**The task**
Start at the top of the records and, please, print each line exactly through the line that contains "(0,0) rectangle (950,1345);", leaving out all pictures.

_ _ _ _ _

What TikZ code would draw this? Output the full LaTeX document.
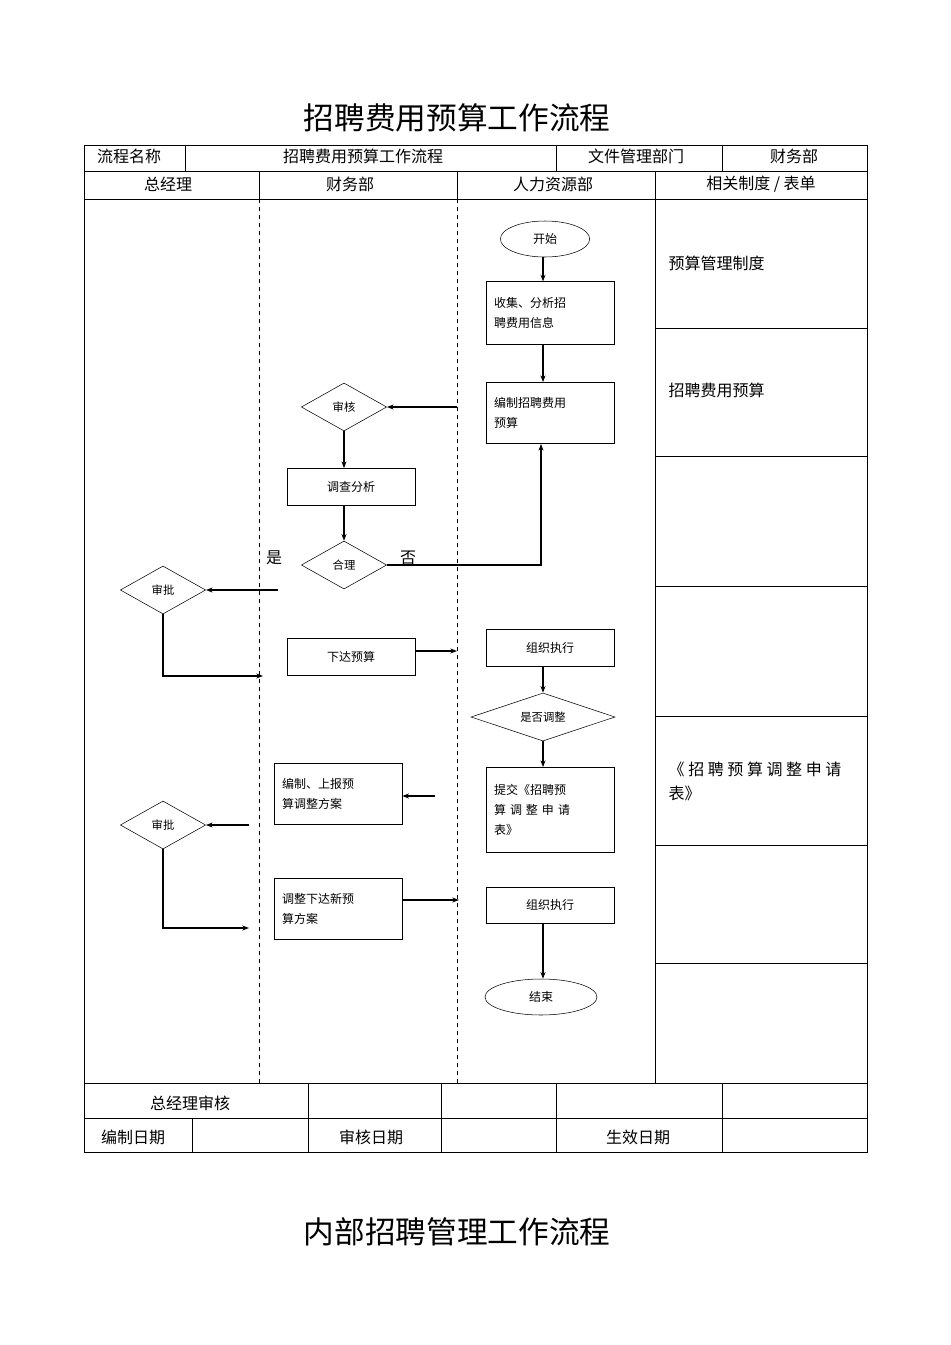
\documentclass[tikz,border=0pt]{standalone}
\usepackage{fontspec}
\setmainfont{Noto Sans CJK SC}
\usetikzlibrary{shapes.geometric,arrows.meta}

\tikzset{
  box/.style={rectangle,draw,minimum width=96pt,text width=84pt,align=left,font=\fontsize{9}{15}\selectfont},
  dec/.style={diamond,draw,aspect=1.8,inner sep=1pt,font=\fontsize{8.5}{10}\selectfont},
  term/.style={ellipse,draw,font=\fontsize{9}{10}\selectfont},
  flow/.style={-{Stealth[length=5pt]},line width=0.8pt},
  cell/.style={font=\fontsize{12}{14}\selectfont},
}

\begin{document}
\begin{tikzpicture}[x=0.75pt,y=-0.75pt]
\useasboundingbox (0,0) rectangle (950,1345);

% titles
\node [font=\fontsize{23}{26}\selectfont] (title) at (457,118) {招聘费用预算工作流程};
\node [font=\fontsize{23}{26}\selectfont] (title2) at (457,1232) {内部招聘管理工作流程};

% header table
\draw (84,145) rectangle (867,1152);
\draw (84,171) -- (867,171);
\draw (84,199) -- (867,199);
\foreach \x in {185,556,722} \draw (\x,145) -- (\x,171);
\foreach \x in {259,457} \draw (\x,171) -- (\x,199);
\draw (655,171) -- (655,1083);
\foreach \x in {259,457} \draw [dashed] (\x,199) -- (\x,1083);
\foreach \y in {328,456,586,716,845,963} \draw (655,\y) -- (867,\y);
\node [cell] (h1) at (129,156) {流程名称};
\node [cell] (h2) at (363,156) {招聘费用预算工作流程};
\node [cell] (h3) at (636,156) {文件管理部门};
\node [cell] (h4) at (794,156) {财务部};
\node [cell] (l1) at (168,184) {总经理};
\node [cell] (l2) at (350,184) {财务部};
\node [cell] (l3) at (553,184) {人力资源部};
\node [cell] (l4) at (761,184) {相关制度 / 表单};

% right column
\node [cell,anchor=west] (r1) at (664,263) {预算管理制度};
\node [cell,anchor=west] (r2) at (664,390) {招聘费用预算};
\node [cell,anchor=north west,align=left,font=\fontsize{12}{18}\selectfont] (r3) at (664,757) {《 招 聘 预 算 调 整 申 请\\表》};

% bottom table
\draw (84,1083) -- (867,1083);
\draw (84,1118) -- (867,1118);
\foreach \x in {308,441,556,722} \draw (\x,1083) -- (\x,1152);
\draw (192,1118) -- (192,1152);
\node [cell] (b1) at (190,1103) {总经理审核};
\node [cell] (b2) at (133,1137) {编制日期};
\node [cell] (b3) at (371,1137) {审核日期};
\node [cell] (b4) at (638,1137) {生效日期};

% flow nodes
\node [term,minimum width=67pt,minimum height=27pt] (start) at (545,239) {开始};
\node [box,minimum height=47pt] (collect) at (550,313) {收集、分析招\\聘费用信息};
\node [box,minimum height=46pt] (draft) at (550,413) {编制招聘费用\\预算};
\node [dec,minimum width=64pt,minimum height=36pt] (check) at (344,407) {审核};
\node [box,minimum height=28pt,align=center] (survey) at (351,487) {调查分析};
\node [dec,minimum width=64pt,minimum height=36pt] (ok) at (344,565) {合理};
\node [dec,minimum width=64pt,minimum height=36pt] (approve) at (163,590) {审批};
\node [box,minimum height=28pt,align=center] (issue) at (351,657) {下达预算};
\node [box,minimum height=28pt,align=center] (exec) at (550,648) {组织执行};
\node [dec,minimum width=108pt,minimum height=36pt,aspect=3] (adjust) at (543,717) {是否调整};
\node [box,minimum height=64pt] (submit) at (550,810) {提交《招聘预\\算 调 整 申 请\\表》};
\node [box,minimum height=46pt] (plan) at (338,794) {编制、上报预\\算调整方案};
\node [dec,minimum width=64pt,minimum height=36pt] (approve2) at (163,825) {审批};
\node [box,minimum height=46pt] (newplan) at (338,909) {调整下达新预\\算方案};
\node [box,minimum height=27pt,align=center] (exec2) at (550,905) {组织执行};
\node [term,minimum width=84pt,minimum height=27pt] (stop) at (541,997) {结束};

% free ends
\coordinate (c0) at (543,0);
\coordinate (c1) at (457,407);
\coordinate (c2) at (541,565);
\coordinate (c3) at (278,590);
\coordinate (c4) at (163,676);
\coordinate (c5) at (263,676);
\coordinate (c6) at (457,651);
\coordinate (c7) at (435,796);
\coordinate (c8) at (249,825);
\coordinate (c9) at (163,928);
\coordinate (c10) at (249,928);
\coordinate (c11) at (459,900);

% connectors
\draw [flow] (start.south -| c0) -- (collect.north -| c0);
\draw [flow] (collect.south -| c0) -- (draft.north -| c0);
\draw [flow] (c1) -- (check);
\draw [flow] (check) -- (check |- survey.north);
\draw [flow] (survey.south -| ok) -- (ok);
\draw [flow] (ok.east) -- (c2) -- (draft.south -| c2);
\node [cell] (no) at (408,558) {否};
\node [cell] (yes) at (274,558) {是};
\draw [flow] (c3) -- (approve);
\draw [flow] (approve) -- (c4) -- (c5);
\draw [flow] (issue.east |- c6) -- (c6);
\draw [flow] (exec.south -| c0) -- (adjust);
\draw [flow] (adjust) -- (submit.north -| c0);
\draw [flow] (c7) -- (c7 -| plan.east);
\draw [flow] (c8) -- (approve2);
\draw [flow] (approve2) -- (c9) -- (c10);
\draw [flow] (newplan.east |- c11) -- (c11);
\draw [flow] (exec2.south -| c0) -- (stop.north -| c0);
\end{tikzpicture}
\end{document}
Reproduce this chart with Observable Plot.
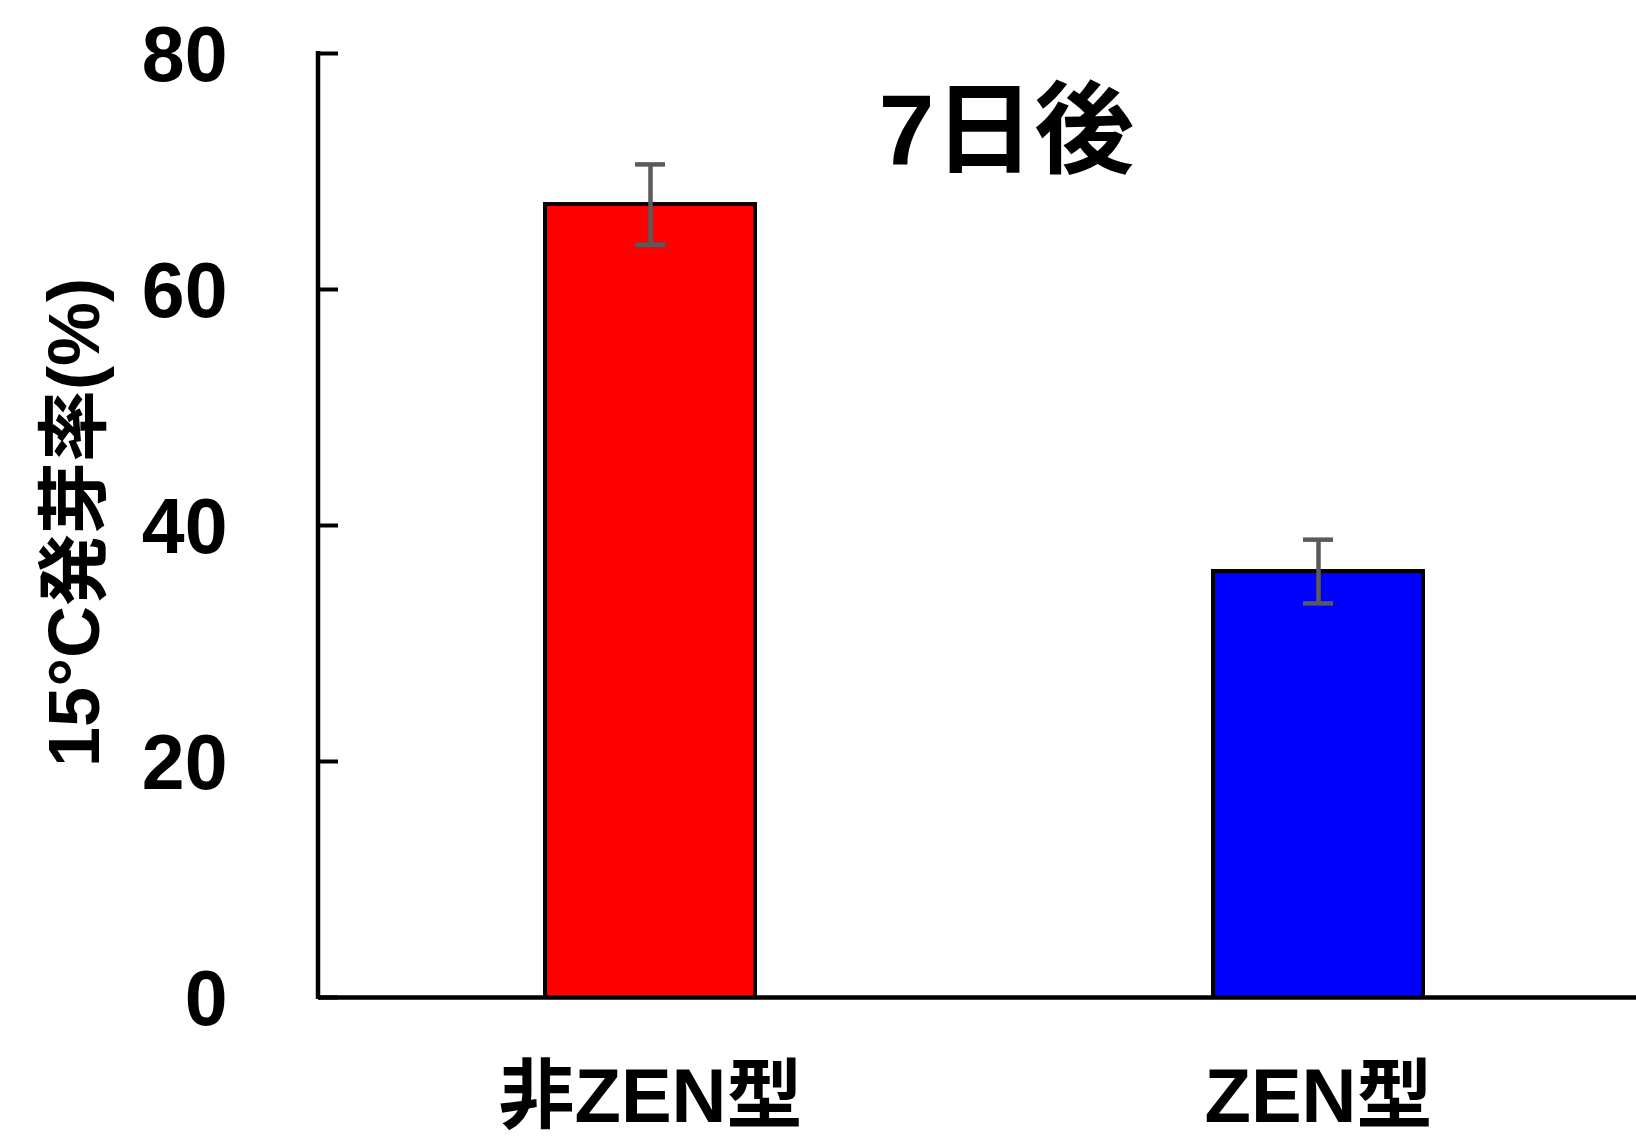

_ _ _ _ _

**Expected answer**
What TikZ code would draw this? Output the full LaTeX document.
\documentclass[tikz,border=0pt]{standalone}
\usepackage{fontspec}
\setmainfont{Noto Sans CJK SC}
\usetikzlibrary{shapes.geometric,arrows.meta}

\tikzset{
  box/.style={rectangle,draw,minimum width=96pt,text width=84pt,align=left,font=\fontsize{9}{15}\selectfont},
  dec/.style={diamond,draw,aspect=1.8,inner sep=1pt,font=\fontsize{8.5}{10}\selectfont},
  term/.style={ellipse,draw,font=\fontsize{9}{10}\selectfont},
  flow/.style={-{Stealth[length=5pt]},line width=0.8pt},
  cell/.style={font=\fontsize{12}{14}\selectfont},
}

\begin{document}
\begin{tikzpicture}[x=0.75pt,y=-0.75pt]
\useasboundingbox (0,0) rectangle (950,1345);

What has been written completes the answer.